Not only is there a sense of the grotesque in Weer's depictions of his childhood (see the earlier passages about burying the Pekingese dogs and, of course, Mr. T's strange orange), but again there is that passing reference to the merger of murderers and evil victims into a single devil in Hell. While there certainly are other, more mundane explanations, there seems to be a circumstantial body of evidence mounting in this novel for the argument that Weer is trapped in some sort of a personal Hell, reliving his past in flashes before certain decisions are made. But it is in the final pages of the novel, where the sidhe are referenced in relation to long-lost geese, that we get the final clue: Weer's aunt Olivia's voice comes to him from the intercom, asking "Den, darling, are you awake in there?"

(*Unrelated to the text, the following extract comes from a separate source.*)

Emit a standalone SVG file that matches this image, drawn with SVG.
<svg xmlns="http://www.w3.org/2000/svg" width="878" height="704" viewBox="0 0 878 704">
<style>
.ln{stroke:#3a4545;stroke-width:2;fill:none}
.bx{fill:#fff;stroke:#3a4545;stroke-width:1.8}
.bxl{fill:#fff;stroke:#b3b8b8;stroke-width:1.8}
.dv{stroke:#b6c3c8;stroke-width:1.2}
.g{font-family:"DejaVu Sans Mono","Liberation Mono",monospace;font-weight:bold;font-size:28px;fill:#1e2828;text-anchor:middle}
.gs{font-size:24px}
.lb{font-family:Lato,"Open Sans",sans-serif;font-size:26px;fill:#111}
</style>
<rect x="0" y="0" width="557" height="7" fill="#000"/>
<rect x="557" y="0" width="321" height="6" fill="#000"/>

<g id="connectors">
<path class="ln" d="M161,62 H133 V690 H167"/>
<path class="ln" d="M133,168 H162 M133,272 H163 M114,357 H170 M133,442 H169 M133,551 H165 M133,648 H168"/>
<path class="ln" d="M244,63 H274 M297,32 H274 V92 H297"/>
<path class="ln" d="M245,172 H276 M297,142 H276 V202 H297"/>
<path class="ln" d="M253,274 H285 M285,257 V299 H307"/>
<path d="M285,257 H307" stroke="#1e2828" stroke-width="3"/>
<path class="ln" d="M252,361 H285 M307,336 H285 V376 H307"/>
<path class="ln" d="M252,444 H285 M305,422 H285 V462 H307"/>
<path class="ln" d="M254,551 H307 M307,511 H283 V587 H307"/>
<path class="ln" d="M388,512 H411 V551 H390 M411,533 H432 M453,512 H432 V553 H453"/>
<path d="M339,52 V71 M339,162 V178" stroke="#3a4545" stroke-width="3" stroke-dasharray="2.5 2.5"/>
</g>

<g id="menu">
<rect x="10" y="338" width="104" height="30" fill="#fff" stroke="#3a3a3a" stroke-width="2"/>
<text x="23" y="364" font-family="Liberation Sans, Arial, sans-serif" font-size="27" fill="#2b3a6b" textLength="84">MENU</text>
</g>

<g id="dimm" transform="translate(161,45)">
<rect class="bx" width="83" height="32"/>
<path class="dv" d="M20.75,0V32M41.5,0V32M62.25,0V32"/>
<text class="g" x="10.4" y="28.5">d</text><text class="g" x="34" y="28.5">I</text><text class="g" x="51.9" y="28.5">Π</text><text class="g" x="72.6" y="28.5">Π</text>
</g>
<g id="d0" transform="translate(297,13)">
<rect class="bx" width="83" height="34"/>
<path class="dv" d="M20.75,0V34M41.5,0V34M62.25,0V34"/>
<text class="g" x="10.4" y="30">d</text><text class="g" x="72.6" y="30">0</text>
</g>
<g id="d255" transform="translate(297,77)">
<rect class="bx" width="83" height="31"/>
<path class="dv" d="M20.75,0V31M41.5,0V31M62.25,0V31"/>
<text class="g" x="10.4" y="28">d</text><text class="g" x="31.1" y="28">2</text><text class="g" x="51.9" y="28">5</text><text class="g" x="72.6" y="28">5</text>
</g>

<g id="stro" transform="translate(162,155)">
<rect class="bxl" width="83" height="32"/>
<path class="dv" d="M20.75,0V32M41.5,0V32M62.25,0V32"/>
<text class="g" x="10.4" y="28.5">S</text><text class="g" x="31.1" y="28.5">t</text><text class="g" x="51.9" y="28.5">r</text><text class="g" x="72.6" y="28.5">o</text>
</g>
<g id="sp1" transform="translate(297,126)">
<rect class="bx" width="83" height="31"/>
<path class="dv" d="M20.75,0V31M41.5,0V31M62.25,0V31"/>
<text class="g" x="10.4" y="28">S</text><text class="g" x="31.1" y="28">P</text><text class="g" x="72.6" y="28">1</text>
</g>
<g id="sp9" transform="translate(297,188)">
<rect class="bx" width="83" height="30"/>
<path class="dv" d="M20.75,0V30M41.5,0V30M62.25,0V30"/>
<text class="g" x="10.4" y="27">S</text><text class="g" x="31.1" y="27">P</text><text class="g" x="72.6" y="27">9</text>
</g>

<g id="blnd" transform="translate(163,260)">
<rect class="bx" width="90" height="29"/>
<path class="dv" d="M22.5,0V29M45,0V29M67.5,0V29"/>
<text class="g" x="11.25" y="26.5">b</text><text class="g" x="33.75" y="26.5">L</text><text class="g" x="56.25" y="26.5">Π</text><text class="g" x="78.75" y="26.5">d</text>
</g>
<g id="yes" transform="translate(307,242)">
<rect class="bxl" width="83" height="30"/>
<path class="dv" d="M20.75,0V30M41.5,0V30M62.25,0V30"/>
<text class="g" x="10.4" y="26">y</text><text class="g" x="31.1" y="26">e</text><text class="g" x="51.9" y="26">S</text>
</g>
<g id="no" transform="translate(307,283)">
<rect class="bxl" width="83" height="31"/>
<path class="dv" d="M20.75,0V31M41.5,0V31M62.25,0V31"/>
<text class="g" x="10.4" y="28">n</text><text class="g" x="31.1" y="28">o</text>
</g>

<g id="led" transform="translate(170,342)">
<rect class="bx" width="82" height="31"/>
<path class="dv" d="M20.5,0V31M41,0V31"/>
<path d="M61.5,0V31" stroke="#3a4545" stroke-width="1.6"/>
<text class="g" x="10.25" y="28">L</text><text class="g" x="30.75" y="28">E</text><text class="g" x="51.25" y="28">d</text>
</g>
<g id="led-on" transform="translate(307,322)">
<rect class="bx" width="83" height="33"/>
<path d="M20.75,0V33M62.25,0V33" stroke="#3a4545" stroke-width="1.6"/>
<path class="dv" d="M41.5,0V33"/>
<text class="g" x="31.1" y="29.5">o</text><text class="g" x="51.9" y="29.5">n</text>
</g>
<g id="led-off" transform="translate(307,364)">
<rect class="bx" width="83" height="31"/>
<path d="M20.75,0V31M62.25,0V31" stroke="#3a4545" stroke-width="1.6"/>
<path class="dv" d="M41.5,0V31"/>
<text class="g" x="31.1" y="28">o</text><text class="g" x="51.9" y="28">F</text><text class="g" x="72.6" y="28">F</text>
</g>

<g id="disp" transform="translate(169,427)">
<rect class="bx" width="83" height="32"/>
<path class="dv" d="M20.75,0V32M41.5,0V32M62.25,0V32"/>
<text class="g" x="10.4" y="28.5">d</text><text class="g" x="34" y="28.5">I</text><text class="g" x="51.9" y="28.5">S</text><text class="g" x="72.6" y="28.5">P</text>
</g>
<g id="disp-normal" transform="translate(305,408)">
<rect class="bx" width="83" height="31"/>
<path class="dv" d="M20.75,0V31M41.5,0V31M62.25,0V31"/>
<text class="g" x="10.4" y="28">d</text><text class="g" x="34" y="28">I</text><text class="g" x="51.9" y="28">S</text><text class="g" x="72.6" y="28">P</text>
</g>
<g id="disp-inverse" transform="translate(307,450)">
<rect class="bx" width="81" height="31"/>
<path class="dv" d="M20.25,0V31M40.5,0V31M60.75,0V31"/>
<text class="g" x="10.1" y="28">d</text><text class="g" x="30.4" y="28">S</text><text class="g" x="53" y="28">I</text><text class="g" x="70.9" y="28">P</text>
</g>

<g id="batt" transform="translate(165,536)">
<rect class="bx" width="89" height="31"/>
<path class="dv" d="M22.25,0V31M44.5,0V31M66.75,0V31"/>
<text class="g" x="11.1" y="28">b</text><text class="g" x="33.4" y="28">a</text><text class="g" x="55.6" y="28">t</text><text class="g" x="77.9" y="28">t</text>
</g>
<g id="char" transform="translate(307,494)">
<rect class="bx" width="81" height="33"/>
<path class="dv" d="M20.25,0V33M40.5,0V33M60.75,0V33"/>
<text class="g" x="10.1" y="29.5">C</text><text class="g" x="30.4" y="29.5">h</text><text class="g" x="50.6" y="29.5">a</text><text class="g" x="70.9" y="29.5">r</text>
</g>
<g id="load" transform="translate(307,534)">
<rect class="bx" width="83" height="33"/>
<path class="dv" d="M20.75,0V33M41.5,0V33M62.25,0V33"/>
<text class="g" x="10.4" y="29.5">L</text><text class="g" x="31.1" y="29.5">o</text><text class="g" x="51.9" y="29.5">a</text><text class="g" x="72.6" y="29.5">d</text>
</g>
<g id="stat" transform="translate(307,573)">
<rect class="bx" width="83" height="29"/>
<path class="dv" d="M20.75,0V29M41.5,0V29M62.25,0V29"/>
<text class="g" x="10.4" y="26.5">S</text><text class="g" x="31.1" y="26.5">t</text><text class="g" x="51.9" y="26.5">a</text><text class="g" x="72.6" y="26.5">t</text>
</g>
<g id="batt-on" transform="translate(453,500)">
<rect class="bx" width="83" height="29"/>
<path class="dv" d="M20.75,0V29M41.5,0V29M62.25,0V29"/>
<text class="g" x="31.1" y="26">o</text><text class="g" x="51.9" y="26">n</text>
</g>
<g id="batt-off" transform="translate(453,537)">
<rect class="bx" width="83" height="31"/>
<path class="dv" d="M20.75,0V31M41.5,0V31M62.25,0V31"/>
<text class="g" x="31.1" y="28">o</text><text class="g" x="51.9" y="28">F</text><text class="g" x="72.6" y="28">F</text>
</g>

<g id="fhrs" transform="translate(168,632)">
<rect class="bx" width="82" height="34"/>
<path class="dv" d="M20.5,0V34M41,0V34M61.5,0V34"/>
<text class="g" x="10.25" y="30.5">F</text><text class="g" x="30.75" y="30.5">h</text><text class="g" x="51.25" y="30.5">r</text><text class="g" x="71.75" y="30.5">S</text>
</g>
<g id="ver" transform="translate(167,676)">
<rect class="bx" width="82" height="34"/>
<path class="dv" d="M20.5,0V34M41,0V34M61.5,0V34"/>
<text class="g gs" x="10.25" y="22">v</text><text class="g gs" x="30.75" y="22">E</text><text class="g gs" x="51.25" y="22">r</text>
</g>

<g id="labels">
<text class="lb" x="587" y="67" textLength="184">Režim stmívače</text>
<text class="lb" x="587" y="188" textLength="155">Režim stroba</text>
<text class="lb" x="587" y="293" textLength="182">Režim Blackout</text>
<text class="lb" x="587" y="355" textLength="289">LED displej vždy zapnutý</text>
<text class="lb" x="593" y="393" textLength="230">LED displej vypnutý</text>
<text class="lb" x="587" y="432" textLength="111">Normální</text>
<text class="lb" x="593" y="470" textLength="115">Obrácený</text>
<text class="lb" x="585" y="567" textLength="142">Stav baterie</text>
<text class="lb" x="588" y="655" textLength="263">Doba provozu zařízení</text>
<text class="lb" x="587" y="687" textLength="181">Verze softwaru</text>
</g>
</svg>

Perhaps this story is but like a dream of pastiches finally coming to a close. If so, it certainly would be more of a nightmare. But I suspect what we are seeing is the residual memories of a ghost haunted by its own past, realizing in its remembrances of former events that it is guilty of some terrible wrongs. While these wrongs are only hinted that (there are certain unexplained deaths that otherwise would have to be due to Weer's actions), I cannot help but to conclude that like O'Brien's narrator in The Third Policeman, Weer has been condemned to relive his past misdeeds. If so, then Peace is a very ironic title for this complex, nuanced novel. Peace is the furtherest thing from the events in Alden Dennis Weer's narrated life. Truly worthy of the epithet of "Masterwork."

1 comment:

  1. The usual evidence re Weer's current state is his opening sentence, see the Wolfe Wiki. I recently saw the joking remark about _The Book of the New Sun_ as Wolfe's _Ulysses_. _Peace_ has as many puzzles and pastiches (as you note) as both those works. And fewer hint sheets: I still don't know for sure about Bonaparte's hand.

    But the overall feeling I take away is not so much disquiet, but nostalgia for a time and place I never experienced [a recent read of the coda to McCarthy's _The Orchard Keeper_ gives a similar thrill]. Anyway, along with _The Fifth Head of Cerberus_, my favourite Wolfe, and one I would recommend to those wondering what all the fuss about Wolfe is about.